También la historia de la momia de San Marcos puede ilustrar el modus operandi de los traficantes de reliquias: cuentan las crónicas que en el año 828 llegaron a Alejandría dos comerciantes venecianos, Buono da Malamocco y Rustico da Torcello. En ese viaje visitaron la iglesia del evangelista donde decían que se conservaban sus restos (cosa poco probable por el incendio que asoló la ciudad en el siglo IV). Los custodes de las reliquias les dijeron que la iglesia iba a ser destruida para construir una mezquita, por lo que los comerciantes sugirieron llevarse los restos del santo a su ciudad natal, Venecia.
Para poder sacar de ahí los restos del santo, metieron las reliquias en un cesto que taparon con carne de cerdo, pensando que como los musulmanes no pueden tocarla se librarían de la vigilancia de los guardianes de la ciudad, cosa que sucedió. Las reliquias llegaron a Venecia y allí siguen, aunque algunos coptos opinan que les dieron gato por liebre y que en realidad los huesos venecianos pertenecen a Alejandro Magno y fue la manera de salvarlo de un hipotético expolio.
Otro robo llamativo fue el de la cabeza de Santa Catalina de Siena, cuyo cuerpo está en la iglesia romana de Santa María Sopra Minerva. Esta vez fueron los monjes seneses los que sustrajeron la cabeza de la santa que aún hoy se puede ver en la basílica de Santo Domingo.
La picaresca de los vendedores de reliquias
Como no hay muchos santos en el calendario (y en la Edad Media eran menos aún), se ingeniaron métodos para producir más material susceptible de convertirse en reliquia. Es llamativo el caso de Santa Úrsula, de la que se dice que fue martirizada por Atila cerca de Colonia cuando iba en peregrinación a Roma acompañada por once doncellas.
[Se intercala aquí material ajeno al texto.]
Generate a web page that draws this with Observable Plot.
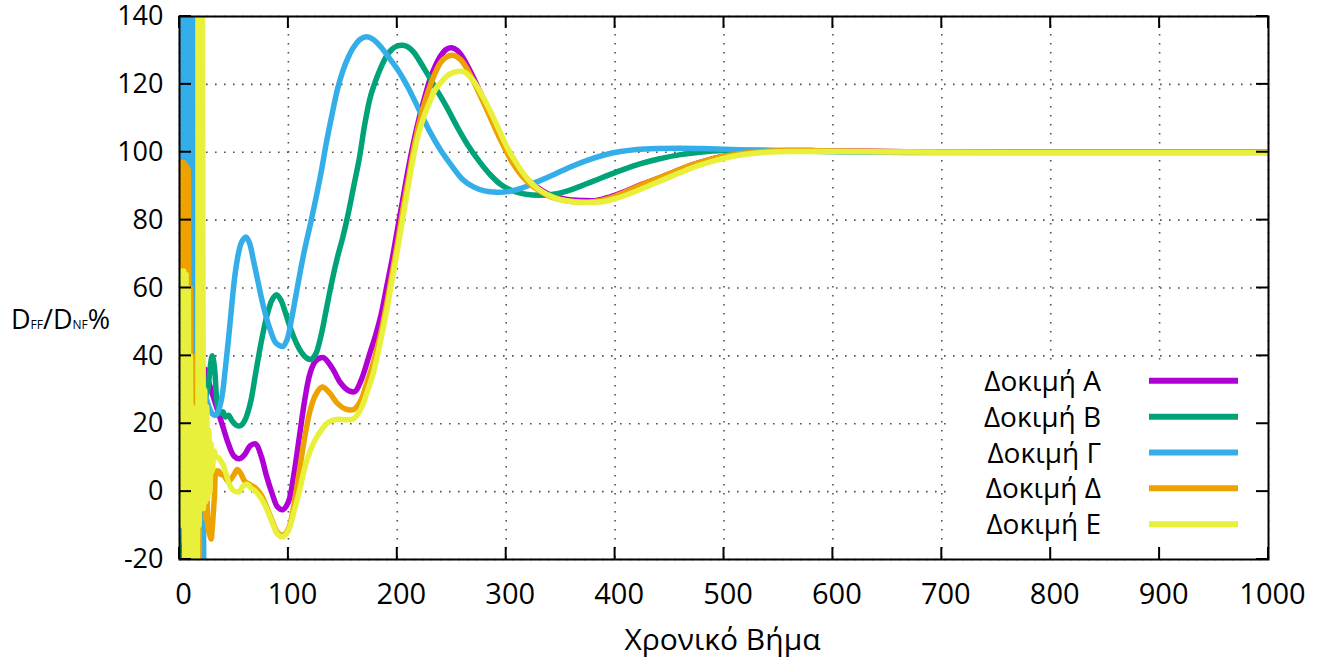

Un documento de la época decía que Úrsula iba con “XI m virginum”, o sea, 11 mártires vírgenes, pero que se convirtió en once mil vírgenes, con lo que ya tenían barra libre para traficar con toda clase de huesos y telas de once mil mujeres en vez de solo once. Si os da curiosidad, podéis ver algunas de sus reliquias en el monasterio de Cañas en La Rioja.